Recorded information:
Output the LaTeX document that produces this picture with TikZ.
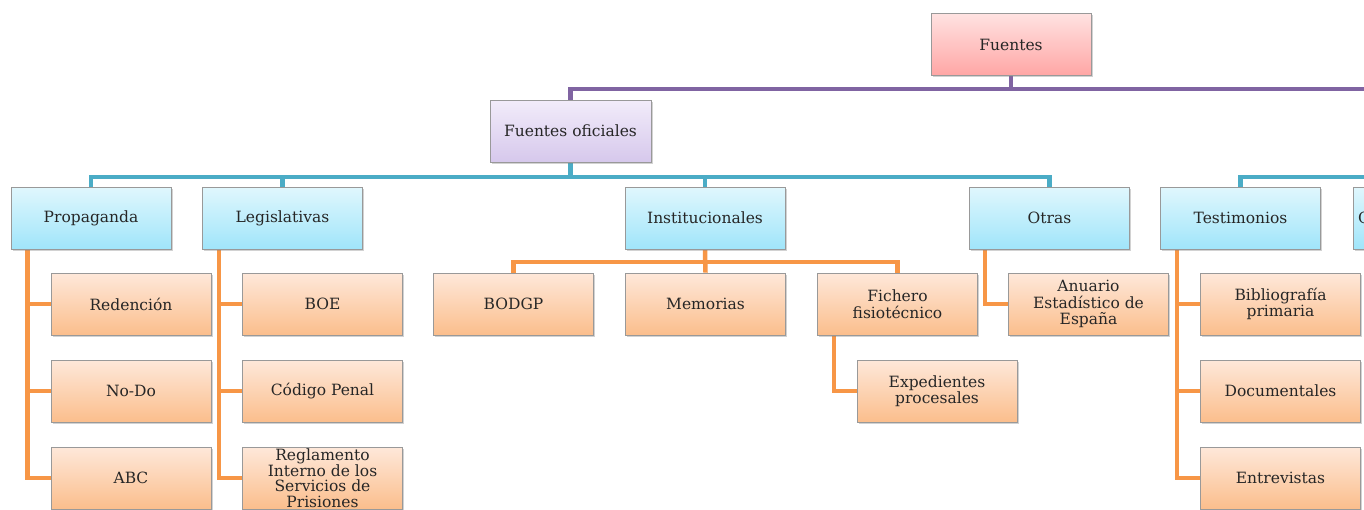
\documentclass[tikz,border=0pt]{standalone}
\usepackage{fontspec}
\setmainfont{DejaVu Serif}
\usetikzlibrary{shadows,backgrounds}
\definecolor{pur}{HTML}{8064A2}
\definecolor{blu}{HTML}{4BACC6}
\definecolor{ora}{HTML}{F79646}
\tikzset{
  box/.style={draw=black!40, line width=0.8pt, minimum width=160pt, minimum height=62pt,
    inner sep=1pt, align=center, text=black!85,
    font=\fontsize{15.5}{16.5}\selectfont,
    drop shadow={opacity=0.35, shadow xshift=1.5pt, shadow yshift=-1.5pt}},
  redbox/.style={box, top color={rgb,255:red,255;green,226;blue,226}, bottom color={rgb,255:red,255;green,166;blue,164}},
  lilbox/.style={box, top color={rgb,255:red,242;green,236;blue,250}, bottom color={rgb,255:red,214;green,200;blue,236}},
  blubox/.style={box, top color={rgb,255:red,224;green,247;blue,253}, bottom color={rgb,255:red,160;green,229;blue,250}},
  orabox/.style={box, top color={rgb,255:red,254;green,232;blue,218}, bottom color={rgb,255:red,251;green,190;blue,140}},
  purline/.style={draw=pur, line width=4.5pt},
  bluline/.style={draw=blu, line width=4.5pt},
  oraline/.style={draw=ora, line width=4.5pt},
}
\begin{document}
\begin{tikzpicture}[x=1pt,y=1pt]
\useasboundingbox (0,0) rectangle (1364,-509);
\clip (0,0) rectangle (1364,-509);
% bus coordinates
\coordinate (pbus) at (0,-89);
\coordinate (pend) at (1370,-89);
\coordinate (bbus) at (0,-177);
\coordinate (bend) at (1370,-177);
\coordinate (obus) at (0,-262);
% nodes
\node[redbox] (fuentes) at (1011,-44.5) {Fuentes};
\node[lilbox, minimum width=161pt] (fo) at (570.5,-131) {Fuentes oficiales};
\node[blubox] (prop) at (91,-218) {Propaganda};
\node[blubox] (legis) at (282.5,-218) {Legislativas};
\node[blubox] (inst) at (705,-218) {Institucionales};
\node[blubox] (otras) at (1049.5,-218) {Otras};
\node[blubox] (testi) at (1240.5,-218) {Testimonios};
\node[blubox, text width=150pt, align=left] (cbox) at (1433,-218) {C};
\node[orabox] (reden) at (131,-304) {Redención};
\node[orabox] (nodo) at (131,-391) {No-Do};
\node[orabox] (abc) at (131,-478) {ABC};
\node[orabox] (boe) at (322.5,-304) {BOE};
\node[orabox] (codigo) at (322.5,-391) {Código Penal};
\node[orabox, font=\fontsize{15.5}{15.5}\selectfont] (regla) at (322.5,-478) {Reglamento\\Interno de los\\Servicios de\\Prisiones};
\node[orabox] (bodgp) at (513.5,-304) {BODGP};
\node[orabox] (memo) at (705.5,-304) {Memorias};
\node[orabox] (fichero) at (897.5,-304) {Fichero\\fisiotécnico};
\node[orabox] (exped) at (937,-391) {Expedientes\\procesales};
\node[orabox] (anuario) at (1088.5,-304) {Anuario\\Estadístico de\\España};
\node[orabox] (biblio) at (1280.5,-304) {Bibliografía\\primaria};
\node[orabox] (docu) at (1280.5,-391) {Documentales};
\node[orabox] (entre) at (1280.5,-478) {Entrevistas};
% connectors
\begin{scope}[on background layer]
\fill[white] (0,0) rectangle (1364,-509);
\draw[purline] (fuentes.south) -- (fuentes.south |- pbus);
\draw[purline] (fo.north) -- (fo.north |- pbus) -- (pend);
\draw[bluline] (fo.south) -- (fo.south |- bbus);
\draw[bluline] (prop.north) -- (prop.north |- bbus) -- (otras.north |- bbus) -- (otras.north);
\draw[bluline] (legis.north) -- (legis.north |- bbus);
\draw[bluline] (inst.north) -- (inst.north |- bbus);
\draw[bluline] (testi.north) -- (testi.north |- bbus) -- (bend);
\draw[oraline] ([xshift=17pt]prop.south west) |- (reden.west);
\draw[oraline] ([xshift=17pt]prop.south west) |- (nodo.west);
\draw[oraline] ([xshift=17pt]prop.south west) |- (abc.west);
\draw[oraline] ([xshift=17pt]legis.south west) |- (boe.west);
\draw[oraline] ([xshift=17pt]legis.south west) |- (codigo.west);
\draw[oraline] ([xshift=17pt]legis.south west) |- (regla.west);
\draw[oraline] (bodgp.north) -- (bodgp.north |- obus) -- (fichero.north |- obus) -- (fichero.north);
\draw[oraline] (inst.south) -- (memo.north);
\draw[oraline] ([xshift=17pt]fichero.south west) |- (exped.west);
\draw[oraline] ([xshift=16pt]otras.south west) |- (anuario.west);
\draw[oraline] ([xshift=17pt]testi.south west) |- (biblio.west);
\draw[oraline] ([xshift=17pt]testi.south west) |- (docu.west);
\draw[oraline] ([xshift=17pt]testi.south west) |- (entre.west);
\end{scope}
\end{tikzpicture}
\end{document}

Task: Omit any images, then output the listing exactly.

Finished exercise:
Output the LaTeX document that produces this picture with TikZ.
\documentclass[tikz,border=0pt]{standalone}
\usepackage{fontspec}
\setmainfont{DejaVu Serif}
\usetikzlibrary{shadows,backgrounds}
\definecolor{pur}{HTML}{8064A2}
\definecolor{blu}{HTML}{4BACC6}
\definecolor{ora}{HTML}{F79646}
\tikzset{
  box/.style={draw=black!40, line width=0.8pt, minimum width=160pt, minimum height=62pt,
    inner sep=1pt, align=center, text=black!85,
    font=\fontsize{15.5}{16.5}\selectfont,
    drop shadow={opacity=0.35, shadow xshift=1.5pt, shadow yshift=-1.5pt}},
  redbox/.style={box, top color={rgb,255:red,255;green,226;blue,226}, bottom color={rgb,255:red,255;green,166;blue,164}},
  lilbox/.style={box, top color={rgb,255:red,242;green,236;blue,250}, bottom color={rgb,255:red,214;green,200;blue,236}},
  blubox/.style={box, top color={rgb,255:red,224;green,247;blue,253}, bottom color={rgb,255:red,160;green,229;blue,250}},
  orabox/.style={box, top color={rgb,255:red,254;green,232;blue,218}, bottom color={rgb,255:red,251;green,190;blue,140}},
  purline/.style={draw=pur, line width=4.5pt},
  bluline/.style={draw=blu, line width=4.5pt},
  oraline/.style={draw=ora, line width=4.5pt},
}
\begin{document}
\begin{tikzpicture}[x=1pt,y=1pt]
\useasboundingbox (0,0) rectangle (1364,-509);
\clip (0,0) rectangle (1364,-509);
% bus coordinates
\coordinate (pbus) at (0,-89);
\coordinate (pend) at (1370,-89);
\coordinate (bbus) at (0,-177);
\coordinate (bend) at (1370,-177);
\coordinate (obus) at (0,-262);
% nodes
\node[redbox] (fuentes) at (1011,-44.5) {Fuentes};
\node[lilbox, minimum width=161pt] (fo) at (570.5,-131) {Fuentes oficiales};
\node[blubox] (prop) at (91,-218) {Propaganda};
\node[blubox] (legis) at (282.5,-218) {Legislativas};
\node[blubox] (inst) at (705,-218) {Institucionales};
\node[blubox] (otras) at (1049.5,-218) {Otras};
\node[blubox] (testi) at (1240.5,-218) {Testimonios};
\node[blubox, text width=150pt, align=left] (cbox) at (1433,-218) {C};
\node[orabox] (reden) at (131,-304) {Redención};
\node[orabox] (nodo) at (131,-391) {No-Do};
\node[orabox] (abc) at (131,-478) {ABC};
\node[orabox] (boe) at (322.5,-304) {BOE};
\node[orabox] (codigo) at (322.5,-391) {Código Penal};
\node[orabox, font=\fontsize{15.5}{15.5}\selectfont] (regla) at (322.5,-478) {Reglamento\\Interno de los\\Servicios de\\Prisiones};
\node[orabox] (bodgp) at (513.5,-304) {BODGP};
\node[orabox] (memo) at (705.5,-304) {Memorias};
\node[orabox] (fichero) at (897.5,-304) {Fichero\\fisiotécnico};
\node[orabox] (exped) at (937,-391) {Expedientes\\procesales};
\node[orabox] (anuario) at (1088.5,-304) {Anuario\\Estadístico de\\España};
\node[orabox] (biblio) at (1280.5,-304) {Bibliografía\\primaria};
\node[orabox] (docu) at (1280.5,-391) {Documentales};
\node[orabox] (entre) at (1280.5,-478) {Entrevistas};
% connectors
\begin{scope}[on background layer]
\fill[white] (0,0) rectangle (1364,-509);
\draw[purline] (fuentes.south) -- (fuentes.south |- pbus);
\draw[purline] (fo.north) -- (fo.north |- pbus) -- (pend);
\draw[bluline] (fo.south) -- (fo.south |- bbus);
\draw[bluline] (prop.north) -- (prop.north |- bbus) -- (otras.north |- bbus) -- (otras.north);
\draw[bluline] (legis.north) -- (legis.north |- bbus);
\draw[bluline] (inst.north) -- (inst.north |- bbus);
\draw[bluline] (testi.north) -- (testi.north |- bbus) -- (bend);
\draw[oraline] ([xshift=17pt]prop.south west) |- (reden.west);
\draw[oraline] ([xshift=17pt]prop.south west) |- (nodo.west);
\draw[oraline] ([xshift=17pt]prop.south west) |- (abc.west);
\draw[oraline] ([xshift=17pt]legis.south west) |- (boe.west);
\draw[oraline] ([xshift=17pt]legis.south west) |- (codigo.west);
\draw[oraline] ([xshift=17pt]legis.south west) |- (regla.west);
\draw[oraline] (bodgp.north) -- (bodgp.north |- obus) -- (fichero.north |- obus) -- (fichero.north);
\draw[oraline] (inst.south) -- (memo.north);
\draw[oraline] ([xshift=17pt]fichero.south west) |- (exped.west);
\draw[oraline] ([xshift=16pt]otras.south west) |- (anuario.west);
\draw[oraline] ([xshift=17pt]testi.south west) |- (biblio.west);
\draw[oraline] ([xshift=17pt]testi.south west) |- (docu.west);
\draw[oraline] ([xshift=17pt]testi.south west) |- (entre.west);
\end{scope}
\end{tikzpicture}
\end{document}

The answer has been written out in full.